In short: I would very much like to welcome you as one of our PhD’s!'
Professor Piet Hein van Kempen, Chair of Criminal law and Criminal procedure law:
'The transformation of national criminal justice systems under the influence of international and European human rights law, transnational criminal law treaties and European Union law, is one of the important fields of research within the research centre for State and Law (SteR). We have wide expertise in this field relative to both substantive criminal law and criminal procedure law. As regards the former, important topics of interest are e.g. drugs, terrorism, human trafficking, corruption, religion, and also fundamental issues as legality, guilt and wrongfulness. As for criminal procedure law we focus on, for example, fair (preliminary and trial) procedure, the rights of the defence, pre-trial detention, police powers, special investigation methods, prosecutorial powers, security and the integrity of the criminal justice system and its actors.
Our orientation is international and interdisciplinary. Moreover, based on analyses of the fundamentals of substantive and procedural criminal law, we look for possibilities to improve the criminal justice system in a way that is workable in practice, effective and fair.
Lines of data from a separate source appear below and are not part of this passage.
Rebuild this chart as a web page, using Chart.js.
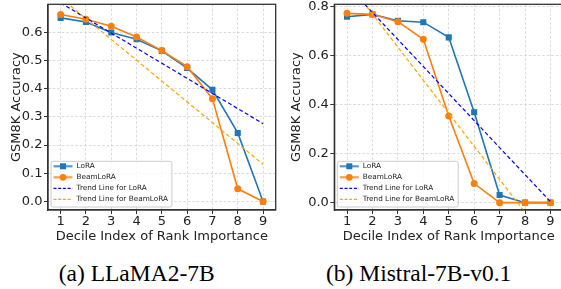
<!DOCTYPE html>
<html>
<head>
<meta charset="utf-8">
<script src="https://cdn.jsdelivr.net/npm/chart.js@4.4.1/dist/chart.umd.min.js"></script>
<style>
body { margin: 0; width: 561px; height: 289px; overflow: hidden; background: #fff; position: relative; }
canvas { position: absolute; top: 0; }
#llama { left: 0; }
#mistral { left: 280px; }
.cap { position: absolute; top: 262px; font: 23.5px/23.5px "Liberation Serif", serif; color: #000; white-space: nowrap; transform: translateX(-50%); }
</style>
</head>
<body>
<canvas id="llama" width="280" height="250"></canvas>
<canvas id="mistral" width="300" height="250"></canvas>
<div class="cap" style="left:136.7px">(a) LLaMA2-7B</div>
<div class="cap" style="left:418.7px">(b) Mistral-7B-v0.1</div>
<script>
// decile index on x, GSM8K accuracy on y
const deciles = [1, 2, 3, 4, 5, 6, 7, 8, 9];
const trendX = [1, 9];

const llamaLora = [0.651, 0.636, 0.599, 0.575, 0.534, 0.473, 0.396, 0.243, 0.0];
const llamaBeam = [0.663, 0.646, 0.621, 0.583, 0.535, 0.478, 0.364, 0.045, 0.0];
const llamaTrendLora = [0.704, 0.276];
const llamaTrendBeam = [0.722, 0.132];
const llamaYTicks = [0, 0.1, 0.2, 0.3, 0.4, 0.5, 0.6];

const mistralLora = [0.759, 0.769, 0.743, 0.737, 0.675, 0.369, 0.031, 0.0, 0.0];
const mistralBeam = [0.773, 0.769, 0.739, 0.667, 0.354, 0.078, 0.0, 0.0, 0.0];
const mistralTrendLora = [0.887, 0.004];
const mistralTrendBeam = [0.905, -0.175];
const mistralYTicks = [0, 0.2, 0.4, 0.6, 0.8];

Chart.defaults.font.family = "'DejaVu Sans', sans-serif";
Chart.defaults.color = '#222';

// box around the axes + matplotlib-like legend in lower left
const frameAndLegend = {
    id: 'frameAndLegend',
    afterDatasetsDraw(chart) {
        const ctx = chart.ctx;
        const a = chart.chartArea;
        ctx.save();
        ctx.strokeStyle = '#333';
        ctx.lineWidth = 1.3;
        ctx.strokeRect(a.left, a.top, a.right - a.left, a.bottom - a.top);

        ctx.font = "7.3px 'DejaVu Sans'";
        const sets = chart.data.datasets;
        let textW = 0;
        sets.forEach(d => { textW = Math.max(textW, ctx.measureText(d.label).width); });
        const w = 25.5 + textW + 4;
        const h = 45.7;
        const x0 = a.left + 3;
        const y0 = a.bottom - 3 - h;
        ctx.beginPath();
        if (ctx.roundRect) ctx.roundRect(x0, y0, w, h, 2); else ctx.rect(x0, y0, w, h);
        ctx.fillStyle = 'rgba(255,255,255,0.8)';
        ctx.fill();
        ctx.strokeStyle = '#cccccc';
        ctx.lineWidth = 1;
        ctx.stroke();

        sets.forEach((d, i) => {
            const y = y0 + 5 + i * 11;
            ctx.strokeStyle = d.borderColor;
            ctx.lineWidth = d.pointRadius > 0 ? 2.2 : d.borderWidth;
            ctx.globalAlpha = d.pointRadius > 0 ? 0.75 : 1;
            ctx.setLineDash(d.borderDash ? [3, 1.7] : []);
            ctx.beginPath();
            ctx.moveTo(x0 + 2.5, y);
            ctx.lineTo(x0 + 21.5, y);
            ctx.stroke();
            ctx.setLineDash([]);
            ctx.globalAlpha = 1;
            if (d.pointRadius > 0) {
                ctx.fillStyle = d.backgroundColor;
                ctx.beginPath();
                if (d.pointStyle === 'rect') {
                    ctx.rect(x0 + 12 - 3, y - 3, 6, 6);
                } else {
                    ctx.arc(x0 + 12, y, 3.4, 0, Math.PI * 2);
                }
                ctx.fill();
            }
            ctx.fillStyle = '#222';
            ctx.textBaseline = 'middle';
            ctx.fillText(d.label, x0 + 25.5, y);
        });
        ctx.restore();
    }
};

function pts(xs, ys) {
    return xs.map((x, i) => ({ x: x, y: ys[i] }));
}

function makeChart(id, lora, beam, trendLora, trendBeam, yTicks, yMin, yMax, yWidth, pad) {
    const config = {
        type: 'line',
        data: {
            datasets: [{
                label: 'LoRA',
                data: pts(deciles, lora),
                borderColor: '#1f77b4',
                backgroundColor: '#1f77b4',
                borderWidth: 1.6,
                pointStyle: 'rect',
                pointRadius: 4.3,
                pointBorderWidth: 0,
                order: 4
            }, {
                label: 'BeamLoRA',
                data: pts(deciles, beam),
                borderColor: '#ff7f0e',
                backgroundColor: '#ff7f0e',
                borderWidth: 1.6,
                pointStyle: 'circle',
                pointRadius: 3.5,
                pointBorderWidth: 0,
                order: 3
            }, {
                label: 'Trend Line for LoRA',
                data: pts(trendX, trendLora),
                borderColor: '#0000ff',
                borderWidth: 1.2,
                borderDash: [4, 2.5],
                pointRadius: 0,
                order: 2
            }, {
                label: 'Trend Line for BeamLoRA',
                data: pts(trendX, trendBeam),
                borderColor: '#ffa500',
                borderWidth: 1.2,
                borderDash: [4, 2.5],
                pointRadius: 0,
                order: 1
            }]
        },
        options: {
            responsive: false,
            animation: false,
            layout: { padding: pad },
            plugins: {
                legend: { display: false },
                tooltip: { enabled: false }
            },
            scales: {
                x: {
                    type: 'linear',
                    min: 0.5,
                    max: 9.5,
                    afterBuildTicks: scale => { scale.ticks = deciles.map(v => ({ value: v })); },
                    afterFit: scale => { scale.height = 40; scale.paddingLeft = 0; scale.paddingRight = 0; },
                    grid: { color: '#d0d0d0', lineWidth: 0.8, tickColor: '#333', tickLength: 4, tickWidth: 1 },
                    border: { color: '#333', width: 1.3, dash: [2.5, 2] },
                    ticks: { font: { size: 13 }, padding: 0, maxRotation: 0, callback: v => String(v) },
                    title: { display: true, text: 'Decile Index of Rank Importance', font: { size: 13 }, padding: { top: 0, bottom: 5.5 } }
                },
                y: {
                    min: yMin,
                    max: yMax,
                    afterBuildTicks: scale => { scale.ticks = yTicks.map(v => ({ value: v })); },
                    afterFit: scale => { scale.width = yWidth; scale.paddingTop = 0; scale.paddingBottom = 0; },
                    grid: { color: '#d0d0d0', lineWidth: 0.8, tickColor: '#333', tickLength: 4, tickWidth: 1 },
                    border: { color: '#333', width: 1.3, dash: [2.5, 2] },
                    ticks: { font: { size: 13 }, padding: 1.5, callback: v => v.toFixed(1) },
                    title: { display: true, text: 'GSM8K Accuracy', font: { size: 13 }, padding: { top: 9, bottom: 0 } }
                }
            }
        },
        plugins: [frameAndLegend]
    };
    return new Chart(document.getElementById(id), config);
}

makeChart('llama', llamaLora, llamaBeam, llamaTrendLora, llamaTrendBeam, llamaYTicks,
    -0.03, 0.699, 48, { top: 3.3, right: 3, bottom: 0, left: 0 });
makeChart('mistral', mistralLora, mistralBeam, mistralTrendLora, mistralTrendBeam, mistralYTicks,
    -0.03, 0.81, 54.3, { top: 4.3, right: 16.8, bottom: 0, left: 0 });
</script>
</body>
</html>
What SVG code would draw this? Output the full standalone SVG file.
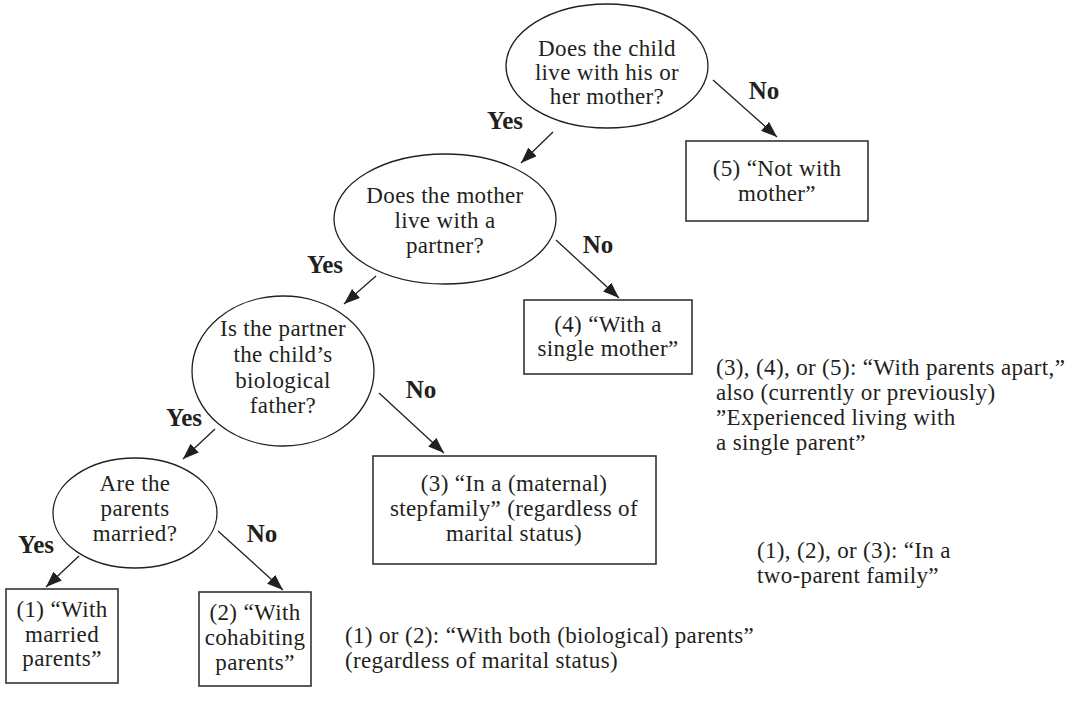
<svg xmlns="http://www.w3.org/2000/svg" width="1076" height="706" viewBox="0 0 1076 706">
<style>
text{font-family:"Liberation Serif","Times New Roman",serif;font-size:23px;letter-spacing:0.35px;fill:#231f20}
.c{text-anchor:middle}
.lbl{font-weight:bold;font-size:25px;letter-spacing:0;text-anchor:middle}
.q{fill:none;stroke:#231f20;stroke-width:1.3}
.b{fill:none;stroke:#333;stroke-width:1.6}
.e{stroke:#231f20;stroke-width:1.3;fill:none}
</style>
<defs>
<marker id="ah" markerUnits="userSpaceOnUse" markerWidth="17" markerHeight="12" refX="16" refY="6" orient="auto">
<path d="M0,0 L16,6 L0,12 z" fill="#231f20"/>
</marker>
</defs>
<rect width="1076" height="706" fill="#fff"/>

<g id="connectors">
<line class="e" x1="553" y1="132" x2="521" y2="163" marker-end="url(#ah)"/>
<line class="e" x1="713" y1="80" x2="777" y2="137" marker-end="url(#ah)"/>
<line class="e" x1="376" y1="276" x2="344" y2="304" marker-end="url(#ah)"/>
<line class="e" x1="556" y1="240" x2="619" y2="298" marker-end="url(#ah)"/>
<line class="e" x1="215" y1="429" x2="183" y2="459" marker-end="url(#ah)"/>
<line class="e" x1="379" y1="393" x2="444" y2="453" marker-end="url(#ah)"/>
<line class="e" x1="79" y1="556" x2="46" y2="587" marker-end="url(#ah)"/>
<line class="e" x1="218" y1="531" x2="283" y2="590" marker-end="url(#ah)"/>
<text class="lbl" x="505" y="129">Yes</text>
<text class="lbl" x="764" y="99">No</text>
<text class="lbl" x="325" y="273">Yes</text>
<text class="lbl" x="598" y="253">No</text>
<text class="lbl" x="184" y="426">Yes</text>
<text class="lbl" x="421" y="398">No</text>
<text class="lbl" x="36" y="553">Yes</text>
<text class="lbl" x="262" y="542">No</text>
</g>

<g id="q1">
<ellipse class="q" cx="607" cy="66" rx="101" ry="62"/>
<text class="c" x="607" y="56">Does the child</text>
<text class="c" x="607" y="80">live with his or</text>
<text class="c" x="607" y="104">her mother?</text>
</g>

<g id="q2">
<ellipse class="q" cx="445" cy="219" rx="111" ry="65"/>
<text class="c" x="445" y="203">Does the mother</text>
<text class="c" x="445" y="228">live with a</text>
<text class="c" x="445" y="253">partner?</text>
</g>

<g id="q3">
<ellipse class="q" cx="283" cy="371" rx="91" ry="75"/>
<text class="c" x="283" y="336">Is the partner</text>
<text class="c" x="283" y="362">the child’s</text>
<text class="c" x="283" y="388">biological</text>
<text class="c" x="283" y="413">father?</text>
</g>

<g id="q4">
<ellipse class="q" cx="135" cy="513" rx="82" ry="55"/>
<text class="c" x="135" y="491">Are the</text>
<text class="c" x="135" y="516">parents</text>
<text class="c" x="135" y="541">married?</text>
</g>

<g id="r5">
<rect class="b" x="686" y="141" width="182" height="80"/>
<text class="c" x="777" y="176">(5) “Not with</text>
<text class="c" x="777" y="201">mother”</text>
</g>

<g id="r4">
<rect class="b" x="524" y="300" width="168" height="74"/>
<text class="c" x="608" y="332">(4) “With a</text>
<text class="c" x="608" y="356">single mother”</text>
</g>

<g id="r3">
<rect class="b" x="373" y="456" width="283" height="108"/>
<text class="c" x="514" y="491">(3) “In a (maternal)</text>
<text class="c" x="514" y="516">stepfamily” (regardless of</text>
<text class="c" x="514" y="541">marital status)</text>
</g>

<g id="r1">
<rect class="b" x="6" y="589" width="112" height="94"/>
<text class="c" x="62" y="617">(1) “With</text>
<text class="c" x="62" y="642">married</text>
<text class="c" x="62" y="666">parents”</text>
</g>

<g id="r2">
<rect class="b" x="199" y="592" width="112" height="94"/>
<text class="c" x="255" y="620">(2) “With</text>
<text class="c" x="255" y="645">cohabiting</text>
<text class="c" x="255" y="670">parents”</text>
</g>

<g id="note-apart">
<text x="716" y="375">(3), (4), or (5): “With parents apart,”</text>
<text x="716" y="400">also (currently or previously)</text>
<text x="716" y="425">”Experienced living with</text>
<text x="716" y="450">a single parent”</text>
</g>

<g id="note-two">
<text x="757" y="558">(1), (2), or (3): “In a</text>
<text x="757" y="583">two-parent family”</text>
</g>

<g id="note-both">
<text x="345" y="643">(1) or (2): “With both (biological) parents”</text>
<text x="345" y="668">(regardless of marital status)</text>
</g>
</svg>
We have a worldwide network of academics and professionals working in the field of criminal justice as well as the prison system. On a regular basis we are involved in international working groups and international conferences. This has led to many topical publications with various renowned international publishers.
In short: for those interested in the interaction between criminal justice and international human rights, transnational and/or EU law, the Graduate School of the Faculty of Law of Radboud University will be an inspiring, professional and pleasant environment to pursue a PhD. I look forward to meeting you!'
Professor Michael Veder, Insolvency Law and vice dean research:
'Research in the field of finance, security rights and insolvency law has traditionally been strongly rooted at the Business & Law Research Centre. We have a strong group of researchers that conduct research on fundamental principles, best practices and current legal issues pertaining to finance, security rights and insolvency law.
Our research covers areas that are closely connected. The research on financing and secured transactions is mainly concerned with analysing the different ways in which a business obtains working capital and the different types of proprietary and personal security rights granted to financiers (e.g., research on pledges, mortgages, retention of title, financial collateral arrangements, fiduciary legal concepts, covered bonds/securitisation, leasing, factoring, note programmes, etc.). Research in the field of insolvency law focuses on businesses in financial distress (including restructuring, recovery and resolution measures and pre-insolvency arrangements).
Our research has a strong international focus and includes European, comparative and cross-border (i.e. private international law) perspectives. On a regular basis we establish international working groups composed of leading academics and practitioners in the field. This has led to timely and state-of-the-art publications with publishers such as Oxford University Press (for example, the International and Comparative Insolvency Law Series).
In line with the general focus of the Business & Law Research Centre we combine academic rigour with practical relevance. Through our extensive national and international network we combine the academic excellence that has long been available in this field at our law faculty with the expertise and practical experience of our partners.